How to Find the Constant of Variation

Step-by-step guide to finding the Constant of Variation

Here’s a step-by-step guide to finding the constant of variation, also known as the constant of proportionality, for a direct variation:

1. Identify the two variables in the relationship and label them as x and y.
2. Write an equation that relates x and y, using the form y = kx, where k is the constant of variation.
3. Choose two pairs of values for x and y, and substitute them into the equation from step 2.
4. Solve for k by dividing the value of y by the value of x for each pair of values.
5. Check that the value of k is the same for both pairs of values. If it is, then k is the constant of variation for the relationship between x and y.

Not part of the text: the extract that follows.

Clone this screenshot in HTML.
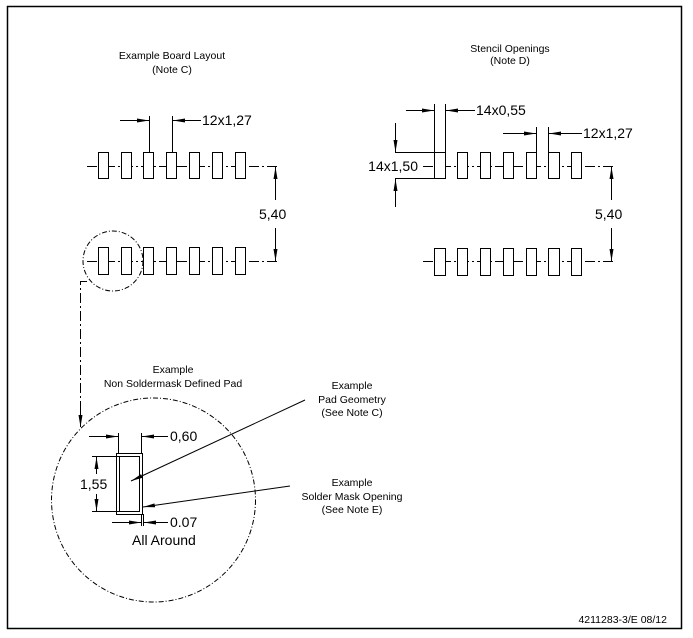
<!DOCTYPE html>
<html><head><style>
html,body{margin:0;padding:0;background:#fff;}
svg{display:block;}
text{font-family:"Liberation Sans",sans-serif;fill:#000;}
</style></head><body>
<svg width="693" height="638" viewBox="0 0 693 638" xmlns="http://www.w3.org/2000/svg">
<defs>
<marker id="ar" markerWidth="12" markerHeight="6" refX="12" refY="3" orient="auto" markerUnits="userSpaceOnUse">
<path d="M0,1 L12,3 L0,5 Z" fill="#000"/>
</marker>
</defs>
<rect x="7.5" y="6.5" width="674" height="622" fill="none" stroke="#000" stroke-width="1.5"/>
<g stroke="#000" stroke-width="1" fill="none">
<line x1="87" y1="166.5" x2="279" y2="166.5" stroke-dasharray="10,3,2,3"/>
<line x1="87" y1="261.5" x2="279" y2="261.5" stroke-dasharray="10,3,2,3"/>
<g fill="#fff">
<rect x="98.5" y="152.5" width="10" height="26"/><rect x="121.5" y="152.5" width="10" height="26"/>
<rect x="143.5" y="152.5" width="10" height="26"/><rect x="166.5" y="152.5" width="10" height="26"/>
<rect x="189.5" y="152.5" width="10" height="26"/><rect x="212.5" y="152.5" width="10" height="26"/>
<rect x="235.5" y="152.5" width="10" height="26"/>
<rect x="98.5" y="247.5" width="10" height="27"/><rect x="121.5" y="247.5" width="10" height="27"/>
<rect x="143.5" y="247.5" width="10" height="27"/><rect x="166.5" y="247.5" width="10" height="27"/>
<rect x="189.5" y="247.5" width="10" height="27"/><rect x="212.5" y="247.5" width="10" height="27"/>
<rect x="235.5" y="247.5" width="10" height="27"/>
</g>
<line x1="149.5" y1="116" x2="149.5" y2="152"/>
<line x1="172.5" y1="116" x2="172.5" y2="152"/>
<line x1="120" y1="120.5" x2="149" y2="120.5" marker-end="url(#ar)"/>
<line x1="201" y1="120.5" x2="173" y2="120.5" marker-end="url(#ar)"/>
<line x1="275.5" y1="200" x2="275.5" y2="167" marker-end="url(#ar)"/>
<line x1="275.5" y1="228" x2="275.5" y2="261" marker-end="url(#ar)"/>
<circle cx="113" cy="261" r="30" stroke-dasharray="5,2,1,2"/>
<polyline points="87,281.5 80.5,281.5 80.5,426" stroke-dasharray="10,3,2,3"/>
<line x1="80.5" y1="410" x2="80.5" y2="427" marker-end="url(#ar)"/>
<line x1="423" y1="166.5" x2="615" y2="166.5" stroke-dasharray="10,3,2,3"/>
<line x1="423" y1="261.5" x2="615" y2="261.5" stroke-dasharray="10,3,2,3"/>
<g fill="#fff">
<rect x="434.5" y="152.5" width="11" height="26"/><rect x="457.5" y="152.5" width="10" height="26"/>
<rect x="480.5" y="152.5" width="10" height="26"/><rect x="503.5" y="152.5" width="10" height="26"/>
<rect x="526.5" y="152.5" width="10" height="26"/><rect x="548.5" y="152.5" width="11" height="26"/>
<rect x="571.5" y="152.5" width="10" height="26"/>
<rect x="434.5" y="248.5" width="11" height="27"/><rect x="457.5" y="248.5" width="10" height="27"/>
<rect x="480.5" y="248.5" width="10" height="27"/><rect x="503.5" y="248.5" width="10" height="27"/>
<rect x="526.5" y="248.5" width="10" height="27"/><rect x="548.5" y="248.5" width="11" height="27"/>
<rect x="571.5" y="248.5" width="10" height="27"/>
</g>
<line x1="434.5" y1="104" x2="434.5" y2="152"/>
<line x1="445.5" y1="104" x2="445.5" y2="152"/>
<line x1="406" y1="110.5" x2="434" y2="110.5" marker-end="url(#ar)"/>
<line x1="475" y1="110.5" x2="446" y2="110.5" marker-end="url(#ar)"/>
<line x1="536.5" y1="127" x2="536.5" y2="152"/>
<line x1="548.5" y1="127" x2="548.5" y2="152"/>
<line x1="503" y1="133.5" x2="536" y2="133.5" marker-end="url(#ar)"/>
<line x1="582" y1="133.5" x2="549" y2="133.5" marker-end="url(#ar)"/>
<line x1="395" y1="152.5" x2="434" y2="152.5"/>
<line x1="395" y1="178.5" x2="434" y2="178.5"/>
<line x1="395.5" y1="123" x2="395.5" y2="152" marker-end="url(#ar)"/>
<line x1="395.5" y1="207" x2="395.5" y2="179" marker-end="url(#ar)"/>
<line x1="611.5" y1="200" x2="611.5" y2="167" marker-end="url(#ar)"/>
<line x1="611.5" y1="228" x2="611.5" y2="261" marker-end="url(#ar)"/>
<circle cx="153.5" cy="500" r="102" stroke-dasharray="5,2,1,2"/>
<rect x="116.5" y="453.5" width="26" height="61"/>
<rect x="119.5" y="456.5" width="20" height="55"/>
<line x1="118.5" y1="433" x2="118.5" y2="453"/>
<line x1="141.5" y1="433" x2="141.5" y2="453"/>
<line x1="89" y1="436.5" x2="118" y2="436.5" marker-end="url(#ar)"/>
<line x1="168" y1="436.5" x2="142" y2="436.5" marker-end="url(#ar)"/>
<line x1="92" y1="456.5" x2="119" y2="456.5"/>
<line x1="92" y1="511.5" x2="119" y2="511.5"/>
<line x1="96.5" y1="474" x2="96.5" y2="457" marker-end="url(#ar)"/>
<line x1="96.5" y1="494" x2="96.5" y2="511" marker-end="url(#ar)"/>
<line x1="141.5" y1="514" x2="141.5" y2="526"/>
<line x1="143.5" y1="514" x2="143.5" y2="526"/>
<line x1="112" y1="522.5" x2="141" y2="522.5" marker-end="url(#ar)"/>
<line x1="168" y1="522.5" x2="144" y2="522.5" marker-end="url(#ar)"/>
<line x1="305" y1="400" x2="131" y2="481" marker-end="url(#ar)"/>
<line x1="290" y1="486" x2="143" y2="507" marker-end="url(#ar)"/>
</g>
<g font-size="10.5" text-anchor="middle">
<text x="172" y="59">Example Board Layout</text>
<text x="172" y="73">(Note C)</text>
<text x="510" y="52">Stencil Openings</text>
<text x="510" y="64">(Note D)</text>
<text x="173" y="373">Example</text>
<text x="173" y="387">Non Soldermask Defined Pad</text>
<text x="352" y="389">Example</text>
<text x="352" y="403">Pad Geometry</text>
<text x="352" y="416">(See Note C)</text>
<text x="352" y="486">Example</text>
<text x="352" y="500">Solder Mask Opening</text>
<text x="352" y="513">(See Note E)</text>
</g>
<g font-size="14">
<text x="202" y="125">12x1,27</text>
<text x="259" y="219">5,40</text>
<text x="476" y="115">14x0,55</text>
<text x="583" y="138">12x1,27</text>
<text x="418" y="171" text-anchor="end">14x1,50</text>
<text x="595" y="219">5,40</text>
<text x="170" y="441">0,60</text>
<text x="80" y="489">1,55</text>
<text x="170" y="527">0.07</text>
<text x="132" y="545">All Around</text>
</g>
<text x="667" y="623" font-size="10.5" text-anchor="end">4211283-3/E  08/12</text>
</svg>
</body></html>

Example: Consider the relationship y = 3x. To find the constant of variation, we choose two pairs of values for x and y: (2,6) and (4,12). Substituting these values into the equation from step 2, we get:

6 = 3 * 2 12 = 3 * 4

Solving for k by dividing y by x for each pair of values, we get:

k = 3 for both pairs of values.

Since the value of k is the same for both pairs of values, we conclude that k = 3 is the constant of variation for the relationship between x and y.

Important note: the constant of variation is only applied to functional relationships that are in the form of a linear relationship, that is, in which the dependent variable changes at a constant rate compared to the independent variable.